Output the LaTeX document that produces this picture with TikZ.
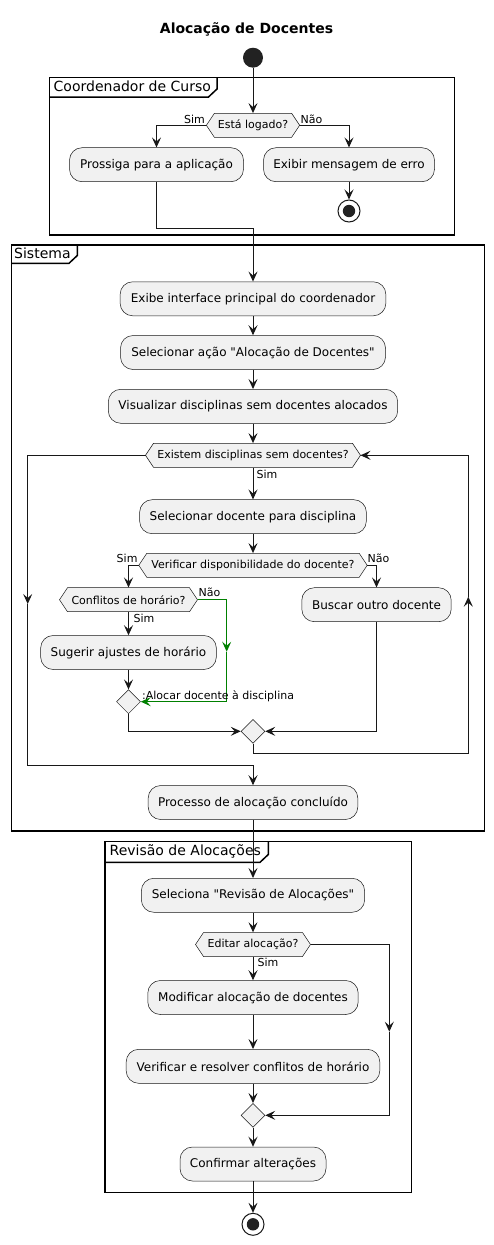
\documentclass[tikz,border=0pt]{standalone}
\usepackage{fontspec}
\setmainfont{DejaVu Sans}[Ligatures=TeXOff]
\usetikzlibrary{arrows.meta,shapes.geometric,calc}
\definecolor{ln}{HTML}{181818}
\definecolor{bx}{HTML}{F1F1F1}
\definecolor{dot}{HTML}{222222}
\definecolor{gr}{HTML}{008000}
\tikzset{
 tip/.tip={Stealth[length=10pt,width=9pt,inset=4pt]},
 conn/.style={draw=ln, line width=1pt, -tip},
 gconn/.style={draw=gr, line width=1pt, -tip},
 act/.style={draw=ln, line width=0.5pt, fill=bx, rounded corners=12.5pt, minimum height=34pt, inner sep=0pt, font=\fontsize{12}{14}\selectfont},
 hexbox/.style={draw=ln, line width=0.5pt, fill=bx},
 hext/.style={inner sep=0pt, minimum height=24pt, font=\fontsize{11}{13}\selectfont},
 merge/.style={diamond, draw=ln, line width=0.5pt, fill=bx, minimum width=24pt, minimum height=24pt, inner sep=0pt},
 lbl/.style={font=\fontsize{11}{13}\selectfont, inner sep=0pt},
 frame/.style={draw=black, line width=1.5pt},
 ftitle/.style={font=\fontsize{14}{16}\selectfont, inner sep=0pt, anchor=base west},
 startdot/.style={circle, fill=dot, minimum size=20pt, inner sep=0pt},
 stopdot/.style={circle, draw=ln, line width=1pt, fill=white, minimum size=22pt, inner sep=0pt},
}
\newcommand\hexnode[5]{%
  \path[hexbox] ({#2-#4/2},#3) -- ({#2-#4/2+8},{#3-12}) -- ({#2+#4/2-8},{#3-12}) -- ({#2+#4/2},#3) -- ({#2+#4/2-8},{#3+12}) -- ({#2-#4/2+8},{#3+12}) -- cycle;
  \node[hext, minimum width=#4pt-16pt] (#1) at (#2,#3) {#5};
  \coordinate (#1-l) at ({#2-#4/2},#3);
  \coordinate (#1-r) at ({#2+#4/2},#3);
}
\begin{document}
\begin{tikzpicture}[x=1pt,y=-1pt]
\useasboundingbox[fill=white] (0,0) rectangle (494,1245);

% title
\node[font=\bfseries\fontsize{14}{16}\selectfont, anchor=base, inner sep=0pt] (title) at (246.5,33) {Alocação de Docentes};

% frames
\draw[frame] (49.3,77.7) rectangle (454.3,235);
\draw[frame] (49.3,97) -- (208.5,97) -- (217,89) -- (217,77.7);
\node[ftitle] (f1) at (53.5,91.2) {Coordenador de Curso};

\draw[frame] (11.7,245) rectangle (484.3,831);
\draw[frame] (11.7,263.3) -- (69,263.3) -- (77.3,255.5) -- (77.3,245);
\node[ftitle] (f2) at (14,258.5) {Sistema};

\draw[frame] (105,841.7) rectangle (411.7,1192.7);
\draw[frame] (105,862.3) -- (260,862.3) -- (268.3,854.5) -- (268.3,841.7);
\node[ftitle] (f3) at (109.5,855.2) {Revisão de Alocações};

% nodes
\node[startdot] (start) at (253,57.7) {};
\hexnode{logado}{253}{125.3}{93.3}{Está logado?}
\node[act, minimum width=174pt] (pros) at (156.5,164.7) {Prossiga para a aplicação};
\node[act, minimum width=171pt] (erro) at (349,164.7) {Exibir mensagem de erro};
\node[stopdot] (stop1) at (349,211) {};
\fill[dot] (stop1) circle (6.2pt);

\node[act, minimum width=265.7pt] (exibe) at (253,298.8) {Exibe interface principal do coordenador};
\node[act, minimum width=265pt] (selacao) at (253,352.5) {Selecionar ação "Alocação de Docentes"};
\node[act, minimum width=289.4pt] (visual) at (253,406.3) {Visualizar disciplinas sem docentes alocados};
\hexnode{exist}{253}{455.3}{215}{Existem disciplinas sem docentes?}
\node[act, minimum width=226.7pt] (seldoc) at (253,516.7) {Selecionar docente para disciplina};
\hexnode{verif}{253}{565.3}{228.4}{Verificar disponibilidade do docente?}
\hexnode{confl}{128.5}{599.7}{138}{Conflitos de horário?}
\node[act, minimum width=149.4pt] (busc) at (376.5,604.7) {Buscar outro docente};
\node[act, minimum width=175.7pt] (sug) at (128.5,652.5) {Sugerir ajustes de horário};
\node[merge] (m1) at (128.5,701.7) {};
\node[merge] (m2) at (253,731.3) {};
\node[act, minimum width=209.6pt] (proc) at (253,802.5) {Processo de alocação concluído};

\node[act, minimum width=223.3pt] (selrev) at (253,895.3) {Seleciona "Revisão de Alocações"};
\hexnode{edit}{253}{944.5}{115}{Editar alocação?}
\node[act, minimum width=210.4pt] (modif) at (253,997.5) {Modificar alocação de docentes};
\node[act, minimum width=253.6pt] (verres) at (253,1066.3) {Verificar e resolver conflitos de horário};
\node[merge] (m3) at (253,1115.3) {};
\node[act, minimum width=146pt] (conf) at (253,1164) {Confirmar alterações};
\node[stopdot] (stop2) at (253,1224.3) {};
\fill[dot] (stop2) circle (6.2pt);

% helper coordinates
\coordinate (j1) at (253,228.7);
\coordinate (g1) at (226.7,651.7);
\coordinate (r0) at (253,753.3);
\coordinate (r1) at (468.3,596.7);
\coordinate (l1) at (27.7,604);
\coordinate (l2) at (253,765.7);
\coordinate (e1) at (389.3,1031.7);

% connectors
\draw[conn] (start) -- (logado.north);
\draw[conn] (logado-l) -| (pros.north);
\draw[conn] (logado-r) -| (erro.north);
\draw[conn] (erro.south) -- (stop1.north);
\draw[conn] (pros.south) |- (j1) -- (exibe.north);
\draw[conn] (exibe.south) -- (selacao.north);
\draw[conn] (selacao.south) -- (visual.north);
\draw[conn] (visual.south) -- (exist.north);
\draw[conn] (exist.south) -- (seldoc.north);
\draw[conn] (seldoc.south) -- (verif.north);
\draw[conn] (verif-l) -| (confl.north);
\draw[conn] (verif-r) -| (busc.north);
\draw[conn] (confl.south) -- (sug.north);
\draw[conn] (sug.south) -- (m1.north);
\draw[gconn] (confl-r) -| (g1);
\draw[gconn] (g1) |- (m1.east);
\draw[conn] (m1.south) |- (m2.west);
\draw[conn] (busc.south) |- (m2.east);
\draw[conn] (m2.south) -- (r0) -| (r1);
\draw[conn] (r1) |- (exist-r);
\draw[conn] (exist-l) -| (l1);
\draw[conn] (l1) |- (l2) -- (proc.north);
\draw[conn] (proc.south) -- (selrev.north);
\draw[conn] (selrev.south) -- (edit.north);
\draw[conn] (edit.south) -- (modif.north);
\draw[conn] (modif.south) -- (verres.north);
\draw[conn] (verres.south) -- (m3.north);
\draw[conn] (edit-r) -| (e1);
\draw[conn] (e1) |- (m3.east);
\draw[conn] (m3.south) -- (conf.north);
\draw[conn] (conf.south) -- (stop2.north);

% labels
\node[lbl, anchor=base east] (s1) at (205,123.5) {Sim};
\node[lbl, anchor=base west] (n1) at (300.5,123.5) {Não};
\node[lbl, anchor=base west] (s2) at (256.5,478) {Sim};
\node[lbl, anchor=base east] (s3) at (137.7,562.7) {Sim};
\node[lbl, anchor=base west] (n3) at (367.5,562.7) {Não};
\node[lbl, anchor=base west] (n4) at (198.5,596.7) {Não};
\node[lbl, anchor=base west] (s4) at (133.5,622) {Sim};
\node[lbl, anchor=base west] (aloc) at (142,699) {:Alocar docente à disciplina};
\node[lbl, anchor=base west] (s5) at (257.5,966) {Sim};
\end{tikzpicture}
\end{document}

## [Task to carry out]
Except for the pictures, print the data above exactly.

## [Solution]
Output the LaTeX document that produces this picture with TikZ.
\documentclass[tikz,border=0pt]{standalone}
\usepackage{fontspec}
\setmainfont{DejaVu Sans}[Ligatures=TeXOff]
\usetikzlibrary{arrows.meta,shapes.geometric,calc}
\definecolor{ln}{HTML}{181818}
\definecolor{bx}{HTML}{F1F1F1}
\definecolor{dot}{HTML}{222222}
\definecolor{gr}{HTML}{008000}
\tikzset{
 tip/.tip={Stealth[length=10pt,width=9pt,inset=4pt]},
 conn/.style={draw=ln, line width=1pt, -tip},
 gconn/.style={draw=gr, line width=1pt, -tip},
 act/.style={draw=ln, line width=0.5pt, fill=bx, rounded corners=12.5pt, minimum height=34pt, inner sep=0pt, font=\fontsize{12}{14}\selectfont},
 hexbox/.style={draw=ln, line width=0.5pt, fill=bx},
 hext/.style={inner sep=0pt, minimum height=24pt, font=\fontsize{11}{13}\selectfont},
 merge/.style={diamond, draw=ln, line width=0.5pt, fill=bx, minimum width=24pt, minimum height=24pt, inner sep=0pt},
 lbl/.style={font=\fontsize{11}{13}\selectfont, inner sep=0pt},
 frame/.style={draw=black, line width=1.5pt},
 ftitle/.style={font=\fontsize{14}{16}\selectfont, inner sep=0pt, anchor=base west},
 startdot/.style={circle, fill=dot, minimum size=20pt, inner sep=0pt},
 stopdot/.style={circle, draw=ln, line width=1pt, fill=white, minimum size=22pt, inner sep=0pt},
}
\newcommand\hexnode[5]{%
  \path[hexbox] ({#2-#4/2},#3) -- ({#2-#4/2+8},{#3-12}) -- ({#2+#4/2-8},{#3-12}) -- ({#2+#4/2},#3) -- ({#2+#4/2-8},{#3+12}) -- ({#2-#4/2+8},{#3+12}) -- cycle;
  \node[hext, minimum width=#4pt-16pt] (#1) at (#2,#3) {#5};
  \coordinate (#1-l) at ({#2-#4/2},#3);
  \coordinate (#1-r) at ({#2+#4/2},#3);
}
\begin{document}
\begin{tikzpicture}[x=1pt,y=-1pt]
\useasboundingbox[fill=white] (0,0) rectangle (494,1245);

% title
\node[font=\bfseries\fontsize{14}{16}\selectfont, anchor=base, inner sep=0pt] (title) at (246.5,33) {Alocação de Docentes};

% frames
\draw[frame] (49.3,77.7) rectangle (454.3,235);
\draw[frame] (49.3,97) -- (208.5,97) -- (217,89) -- (217,77.7);
\node[ftitle] (f1) at (53.5,91.2) {Coordenador de Curso};

\draw[frame] (11.7,245) rectangle (484.3,831);
\draw[frame] (11.7,263.3) -- (69,263.3) -- (77.3,255.5) -- (77.3,245);
\node[ftitle] (f2) at (14,258.5) {Sistema};

\draw[frame] (105,841.7) rectangle (411.7,1192.7);
\draw[frame] (105,862.3) -- (260,862.3) -- (268.3,854.5) -- (268.3,841.7);
\node[ftitle] (f3) at (109.5,855.2) {Revisão de Alocações};

% nodes
\node[startdot] (start) at (253,57.7) {};
\hexnode{logado}{253}{125.3}{93.3}{Está logado?}
\node[act, minimum width=174pt] (pros) at (156.5,164.7) {Prossiga para a aplicação};
\node[act, minimum width=171pt] (erro) at (349,164.7) {Exibir mensagem de erro};
\node[stopdot] (stop1) at (349,211) {};
\fill[dot] (stop1) circle (6.2pt);

\node[act, minimum width=265.7pt] (exibe) at (253,298.8) {Exibe interface principal do coordenador};
\node[act, minimum width=265pt] (selacao) at (253,352.5) {Selecionar ação "Alocação de Docentes"};
\node[act, minimum width=289.4pt] (visual) at (253,406.3) {Visualizar disciplinas sem docentes alocados};
\hexnode{exist}{253}{455.3}{215}{Existem disciplinas sem docentes?}
\node[act, minimum width=226.7pt] (seldoc) at (253,516.7) {Selecionar docente para disciplina};
\hexnode{verif}{253}{565.3}{228.4}{Verificar disponibilidade do docente?}
\hexnode{confl}{128.5}{599.7}{138}{Conflitos de horário?}
\node[act, minimum width=149.4pt] (busc) at (376.5,604.7) {Buscar outro docente};
\node[act, minimum width=175.7pt] (sug) at (128.5,652.5) {Sugerir ajustes de horário};
\node[merge] (m1) at (128.5,701.7) {};
\node[merge] (m2) at (253,731.3) {};
\node[act, minimum width=209.6pt] (proc) at (253,802.5) {Processo de alocação concluído};

\node[act, minimum width=223.3pt] (selrev) at (253,895.3) {Seleciona "Revisão de Alocações"};
\hexnode{edit}{253}{944.5}{115}{Editar alocação?}
\node[act, minimum width=210.4pt] (modif) at (253,997.5) {Modificar alocação de docentes};
\node[act, minimum width=253.6pt] (verres) at (253,1066.3) {Verificar e resolver conflitos de horário};
\node[merge] (m3) at (253,1115.3) {};
\node[act, minimum width=146pt] (conf) at (253,1164) {Confirmar alterações};
\node[stopdot] (stop2) at (253,1224.3) {};
\fill[dot] (stop2) circle (6.2pt);

% helper coordinates
\coordinate (j1) at (253,228.7);
\coordinate (g1) at (226.7,651.7);
\coordinate (r0) at (253,753.3);
\coordinate (r1) at (468.3,596.7);
\coordinate (l1) at (27.7,604);
\coordinate (l2) at (253,765.7);
\coordinate (e1) at (389.3,1031.7);

% connectors
\draw[conn] (start) -- (logado.north);
\draw[conn] (logado-l) -| (pros.north);
\draw[conn] (logado-r) -| (erro.north);
\draw[conn] (erro.south) -- (stop1.north);
\draw[conn] (pros.south) |- (j1) -- (exibe.north);
\draw[conn] (exibe.south) -- (selacao.north);
\draw[conn] (selacao.south) -- (visual.north);
\draw[conn] (visual.south) -- (exist.north);
\draw[conn] (exist.south) -- (seldoc.north);
\draw[conn] (seldoc.south) -- (verif.north);
\draw[conn] (verif-l) -| (confl.north);
\draw[conn] (verif-r) -| (busc.north);
\draw[conn] (confl.south) -- (sug.north);
\draw[conn] (sug.south) -- (m1.north);
\draw[gconn] (confl-r) -| (g1);
\draw[gconn] (g1) |- (m1.east);
\draw[conn] (m1.south) |- (m2.west);
\draw[conn] (busc.south) |- (m2.east);
\draw[conn] (m2.south) -- (r0) -| (r1);
\draw[conn] (r1) |- (exist-r);
\draw[conn] (exist-l) -| (l1);
\draw[conn] (l1) |- (l2) -- (proc.north);
\draw[conn] (proc.south) -- (selrev.north);
\draw[conn] (selrev.south) -- (edit.north);
\draw[conn] (edit.south) -- (modif.north);
\draw[conn] (modif.south) -- (verres.north);
\draw[conn] (verres.south) -- (m3.north);
\draw[conn] (edit-r) -| (e1);
\draw[conn] (e1) |- (m3.east);
\draw[conn] (m3.south) -- (conf.north);
\draw[conn] (conf.south) -- (stop2.north);

% labels
\node[lbl, anchor=base east] (s1) at (205,123.5) {Sim};
\node[lbl, anchor=base west] (n1) at (300.5,123.5) {Não};
\node[lbl, anchor=base west] (s2) at (256.5,478) {Sim};
\node[lbl, anchor=base east] (s3) at (137.7,562.7) {Sim};
\node[lbl, anchor=base west] (n3) at (367.5,562.7) {Não};
\node[lbl, anchor=base west] (n4) at (198.5,596.7) {Não};
\node[lbl, anchor=base west] (s4) at (133.5,622) {Sim};
\node[lbl, anchor=base west] (aloc) at (142,699) {:Alocar docente à disciplina};
\node[lbl, anchor=base west] (s5) at (257.5,966) {Sim};
\end{tikzpicture}
\end{document}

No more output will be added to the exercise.